Black History Month is the annual celebration of the achievements and contribution of African Americans to the history of the United States celebrated in February of each year. This celebration evolved from the work of noted Harvard graduate and historian Carter G Woodson and his colleague Jesse E Moorland both of whom formed the Association for the Study of Negro Life and History (ASNLH 1915). In 1926 the group initiated the national Negro History Week to be celebrated during the second week of February paying homage to the birthdays of both Fredrick Douglas and Abraham Lincoln. It was not long before the celebration was adopted by many groups and colleges all across the United States. As the civil rights movement grew in the 1960’s, along with black awareness and empowerment, Negro history week became far more pivotal in its purpose. Eventually it evolved into a month long celebration that was officially recognized in 1976 by the white house and then president Gerald Ford. Since then it has been adopted by many nations all across the world.
When Woodson initiated ASNLH and Negro History Week, his intention had never been for the celebration to become a permanent fixture in the American culture. His intention was to use it as a vehicle to bridge the gap between the two dominant races who at the time, had a great tension between them, some 50 plus years after slavery ended. Also, it was intended to mend the reputation of the Negro people who history had painted as lazy, unintelligent and nonproductive members of society. It was his hope that by teaching both races about the African contribution to world history and particularly American history that it would inspire African Americans to assimilate better into the society and might foster a better relationship between both races. Most importantly, his goal was that in due time the necessity for Black History Month would die as it gave way for the incorporation of more African history into text books and the school curriculum. It is sad to say that in all aspects it has failed.

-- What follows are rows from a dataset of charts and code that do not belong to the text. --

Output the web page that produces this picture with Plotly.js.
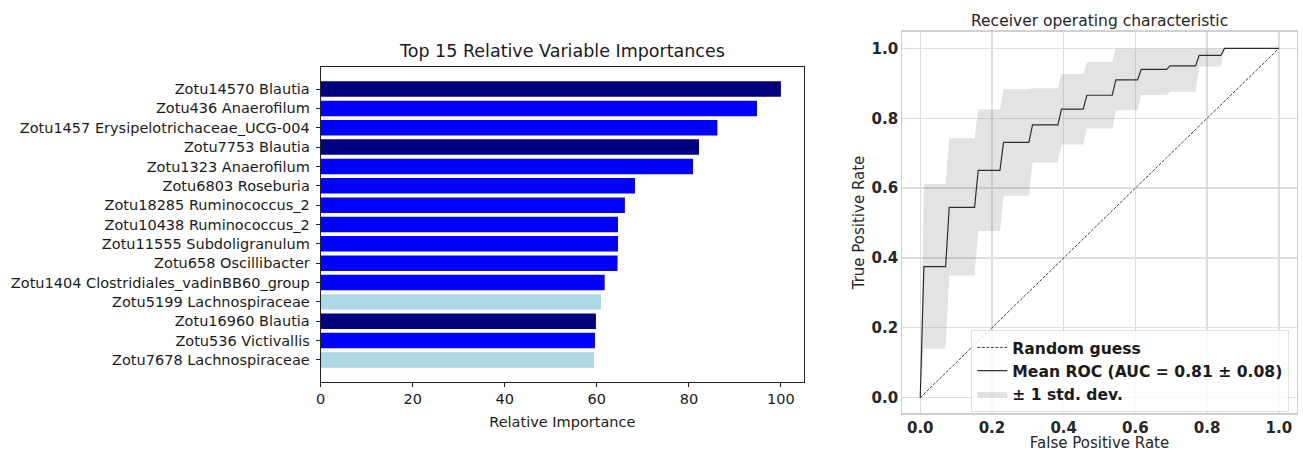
<!DOCTYPE html>
<html>
<head>
<meta charset="utf-8">
<script src="https://cdn.plot.ly/plotly-3.0.1.min.js"></script>
<style>html,body{margin:0;padding:0;background:#fff;}#chart{width:1303px;height:452px;}</style>
</head>
<body>
<div id="chart"></div>
<script>
// ---- Left chart: variable importances (top to bottom) ----
var features = [
  "Zotu14570 Blautia",
  "Zotu436 Anaerofilum",
  "Zotu1457 Erysipelotrichaceae_UCG-004",
  "Zotu7753 Blautia",
  "Zotu1323 Anaerofilum",
  "Zotu6803 Roseburia",
  "Zotu18285 Ruminococcus_2",
  "Zotu10438 Ruminococcus_2",
  "Zotu11555 Subdoligranulum",
  "Zotu658 Oscillibacter",
  "Zotu1404 Clostridiales_vadinBB60_group",
  "Zotu5199 Lachnospiraceae",
  "Zotu16960 Blautia",
  "Zotu536 Victivallis",
  "Zotu7678 Lachnospiraceae"
];
var importance = [100, 94.8, 86.2, 82.2, 80.9, 68.3, 66.1, 64.6, 64.6, 64.5, 61.7, 60.9, 59.8, 59.6, 59.4];
var barColors = ["#000080","#0000ff","#0000ff","#000080","#0000ff","#0000ff","#0000ff","#0000ff","#0000ff","#0000ff","#0000ff","#add8e6","#000080","#0000ff","#add8e6"];
var importanceTicks = [0, 20, 40, 60, 80, 100];

// ---- Right chart: ROC ----
var rocFpr   = [0, 0.0101, 0.0707, 0.0808, 0.1515, 0.1616, 0.2222, 0.2323, 0.3030, 0.3131, 0.3838, 0.3939, 0.4545, 0.4646, 0.5354, 0.5455, 0.6061, 0.6162, 0.6869, 0.6970, 0.7677, 0.7778, 0.8384, 0.8485, 1.0];
var meanTpr  = [0, 0.375, 0.375, 0.545, 0.545, 0.651, 0.651, 0.731, 0.731, 0.781, 0.781, 0.826, 0.826, 0.866, 0.866, 0.910, 0.910, 0.940, 0.940, 0.950, 0.950, 0.980, 0.980, 1.0, 1.0];
var upperTpr = [0, 0.612, 0.612, 0.743, 0.743, 0.825, 0.825, 0.883, 0.883, 0.886, 0.886, 0.927, 0.927, 0.961, 0.961, 1.0, 1.0, 1.0, 1.0, 1.0, 1.0, 1.0, 1.0, 1.0, 1.0];
var lowerTpr = [0, 0.140, 0.140, 0.350, 0.350, 0.477, 0.477, 0.578, 0.578, 0.673, 0.673, 0.725, 0.725, 0.771, 0.771, 0.823, 0.823, 0.867, 0.867, 0.876, 0.876, 0.948, 0.948, 1.0, 1.0];
var chanceX = [0, 1];
var chanceY = [0, 1];
var rocTicks = [0, 0.2, 0.4, 0.6, 0.8, 1.0];

var FONT = "DejaVu Sans, sans-serif";

var traces = [
  {
    type: "bar", orientation: "h",
    x: importance, y: features,
    marker: {color: barColors, line: {width: 0}},
    width: 0.8,
    xaxis: "x", yaxis: "y",
    showlegend: false, hoverinfo: "x+y"
  },
  {
    type: "scatter", mode: "lines",
    x: rocFpr, y: lowerTpr,
    line: {width: 0, color: "rgba(0,0,0,0)"},
    xaxis: "x2", yaxis: "y2",
    showlegend: false, hoverinfo: "skip"
  },
  {
    type: "scatter", mode: "lines",
    x: rocFpr, y: upperTpr,
    fill: "tonexty", fillcolor: "rgba(128,128,128,0.22)",
    line: {width: 0, color: "rgba(0,0,0,0)"},
    name: "± 1 std. dev.", legendrank: 3,
    xaxis: "x2", yaxis: "y2"
  },
  {
    type: "scatter", mode: "lines",
    x: chanceX, y: chanceY,
    line: {color: "rgba(0,0,0,0.85)", width: 0.9, dash: "3px,1.5px"},
    name: "Random guess", legendrank: 1,
    xaxis: "x2", yaxis: "y2"
  },
  {
    type: "scatter", mode: "lines",
    x: rocFpr, y: meanTpr,
    line: {color: "rgba(0,0,0,0.8)", width: 1.2},
    name: "Mean ROC (AUC = 0.81 ± 0.08)", legendrank: 2,
    xaxis: "x2", yaxis: "y2"
  }
];

var layout = {
  width: 1303, height: 452,
  margin: {l: 0, r: 0, t: 0, b: 0},
  paper_bgcolor: "#ffffff", plot_bgcolor: "#ffffff",
  font: {family: FONT, color: "#1a1a1a"},
  bargap: 0.2,
  xaxis: {
    domain: [0.2461, 0.617], anchor: "y",
    range: [0, 105],
    tickvals: importanceTicks,
    ticks: "outside", ticklen: 4, tickcolor: "#222", tickwidth: 1,
    showline: true, mirror: true, linecolor: "#222", linewidth: 1,
    showgrid: false, zeroline: false,
    tickfont: {family: FONT, size: 14.5, color: "#1a1a1a"},
    title: {text: "Relative Importance", font: {family: FONT, size: 14.5, color: "#1a1a1a"}, standoff: 10}
  },
  yaxis: {
    domain: [0.1549, 0.8518], anchor: "x",
    type: "category",
    range: [15.14, -1.14],
    ticks: "outside", ticklen: 4, tickcolor: "#222", tickwidth: 1,
    ticklabelstandoff: 3,
    showline: true, mirror: true, linecolor: "#222", linewidth: 1,
    showgrid: false, zeroline: false,
    tickfont: {family: FONT, size: 14.5, color: "#1a1a1a"}
  },
  xaxis2: {
    domain: [0.6925, 0.9952], anchor: "y2",
    range: [-0.05, 1.05],
    tickvals: rocTicks, tickformat: ".1f",
    ticks: "", showline: true, mirror: true, linecolor: "#d0d0d0", linewidth: 1.2,
    showgrid: true, gridcolor: "#dedede", gridwidth: 1.4, zeroline: false,
    tickfont: {family: FONT, size: 15, color: "#262626", weight: "bold"},
    title: {text: "False Positive Rate", font: {family: FONT, size: 15, color: "#262626"}, standoff: 6}
  },
  yaxis2: {
    domain: [0.0856, 0.9299], anchor: "x2",
    range: [-0.045, 1.048],
    tickvals: rocTicks, tickformat: ".1f",
    ticks: "", showline: true, mirror: true, linecolor: "#d0d0d0", linewidth: 1.2,
    showgrid: true, gridcolor: "#dedede", gridwidth: 1.4, zeroline: false,
    tickfont: {family: FONT, size: 15, color: "#262626", weight: "bold"},
    title: {text: "True Positive Rate", font: {family: FONT, size: 15, color: "#262626"}, standoff: 3}
  },
  legend: {
    x: 0.9895, y: 0.089, xanchor: "right", yanchor: "bottom",
    bgcolor: "rgba(255,255,255,0.8)", bordercolor: "#e0e0e0", borderwidth: 1,
    font: {family: FONT, size: 15.6, color: "#1a1a1a", weight: "bold"},
    traceorder: "normal", tracegroupgap: 0, itemwidth: 30
  },
  annotations: [
    {
      text: "Top 15 Relative Variable Importances",
      xref: "paper", yref: "paper", x: 0.4315, y: (452 - 51) / 452,
      xanchor: "center", yanchor: "middle", showarrow: false,
      font: {family: FONT, size: 17.5, color: "#1a1a1a"}
    },
    {
      text: "Receiver operating characteristic",
      xref: "paper", yref: "paper", x: 0.8438, y: (452 - 21) / 452,
      xanchor: "center", yanchor: "middle", showarrow: false,
      font: {family: FONT, size: 15.5, color: "#262626"}
    }
  ]
};

Plotly.newPlot("chart", traces, layout, {displayModeBar: false, staticPlot: true});
</script>
</body>
</html>
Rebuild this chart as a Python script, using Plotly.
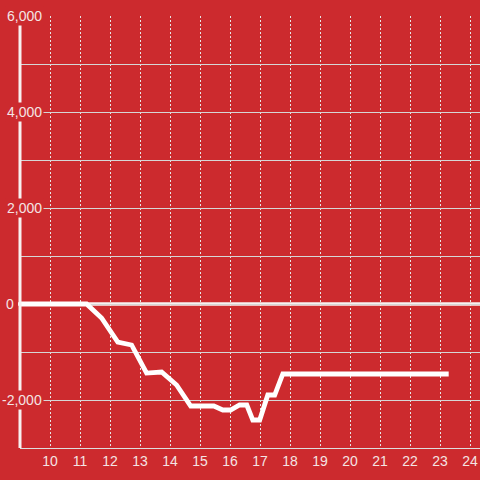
import plotly.graph_objects as go

# data
hours = [9, 11.22, 11.72, 12.26, 12.72, 13.22, 13.72, 14.22, 14.69, 15.46, 15.76, 16.02,
         16.32, 16.56, 16.76, 16.99, 17.26, 17.49, 17.76, 23.29]
values = [0, 0, -292, -792, -854, -1438, -1417, -1688, -2125, -2125, -2208, -2208,
          -2104, -2104, -2417, -2417, -1896, -1896, -1458, -1458]
x_ticks = list(range(10, 25))
y_tick_vals = [6000, 4000, 2000, 0, -2000]
y_tick_text = ["6,000", "4,000", "2,000", "0", "-2,000"]
y_label_shift = [23, 23, 23, -5, 23]

BG = "#cc2a2e"
TXT = "#f4e4e4"

fig = go.Figure()
fig.add_trace(go.Scatter(x=hours, y=values, mode="lines",
                         line=dict(color="#ffffff", width=4.8), hoverinfo="skip"))

fig.update_layout(
    width=480, height=480,
    margin=dict(l=20, r=0, t=16, b=32),
    paper_bgcolor=BG, plot_bgcolor=BG,
    showlegend=False,
    font=dict(family="Liberation Sans, Arial, sans-serif", size=14, color=TXT),
)
fig.update_xaxes(range=[9, 9 + 460 / 30], tickvals=x_ticks, ticktext=[str(v) for v in x_ticks],
                 showgrid=True, gridcolor="#e6e6e6", gridwidth=1, griddash="2px,2px",
                 zeroline=False, showline=True, linecolor="#dddddd", linewidth=1,
                 ticks="", tickfont=dict(size=14, color=TXT))
fig.update_yaxes(range=[-3000, 6000], dtick=1000, tick0=0, showgrid=True,
                 gridcolor="#d6d6d6", gridwidth=1, zeroline=False,
                 showticklabels=False, ticks="", showline=False)

# zero line and y-axis line
fig.add_shape(type="line", xref="paper", yref="y", x0=-2 / 460, x1=1, y0=0, y1=0,
              line=dict(color="#f8f0f0", width=3.5), layer="below")
fig.add_shape(type="line", xref="paper", yref="y", x0=0, x1=0, y0=-3000, y1=5833,
              line=dict(color="#f8f0f0", width=3), layer="above")

for v, t, s in zip(y_tick_vals, y_tick_text, y_label_shift):
    fig.add_annotation(x=0, xref="paper", y=v, yref="y", text=t, showarrow=False,
                       xanchor="right", yanchor="middle", xshift=s + 1,
                       bgcolor=BG, borderpad=1,
                       font=dict(size=14, color=TXT))

fig.write_html("out.html", config={"displayModeBar": False},
               post_script="document.body.style.margin='0';document.body.style.padding='0';")
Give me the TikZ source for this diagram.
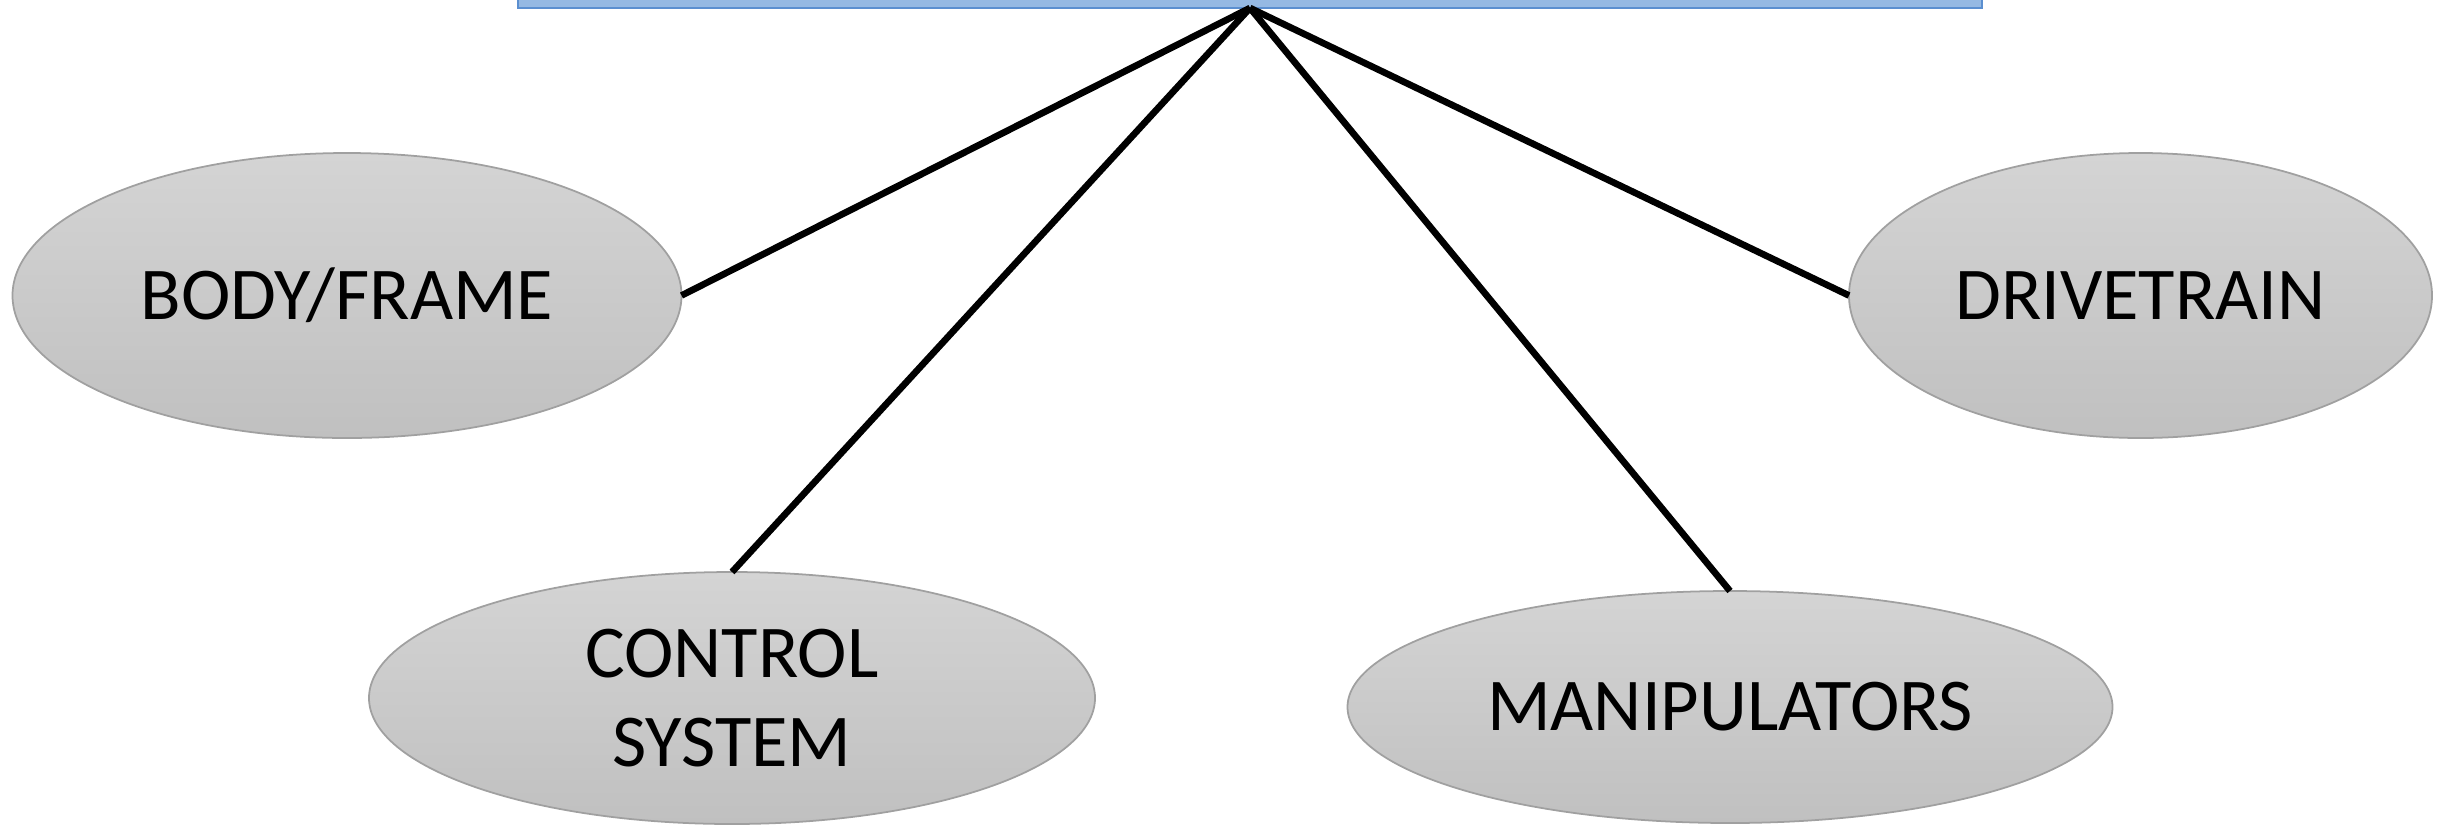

Although I understand the spirit behind the creation of Black History Month, in my mind, it has failed to live up to its fullest potential. One of the biggest threats to us African Americans is the limited and damaging history of our people taught in schools. A history that says we began at slavery and the highlight of our past is the civil rights movement. If black history month was intended to expand upon that history, it has failed. Year after year the same old documentaries and films about civil rights and slavery are repeated, only acting to reinforce the very same information in the texts that maintains the status quo and image of black people.
Black History Month exposes nothing of our history and culture prior to being brought here on slave ships. It does not highlight our centuries of contribution in medicine, geography and engineering for example or show how our discoveries have helped to inspire modern technologies and medicine. Furthermore it speaks nothing of the contemporary and ongoing contributions of people of African descent all across the world who have contributed to world history and are still doing so. Essentially, in order to make a lasting and impactful change in how the African diaspora view themselves and how we are viewed by others. We need to provide real and comprehensive information about our role in history. Black History Month in effect needs to be extensively revamped.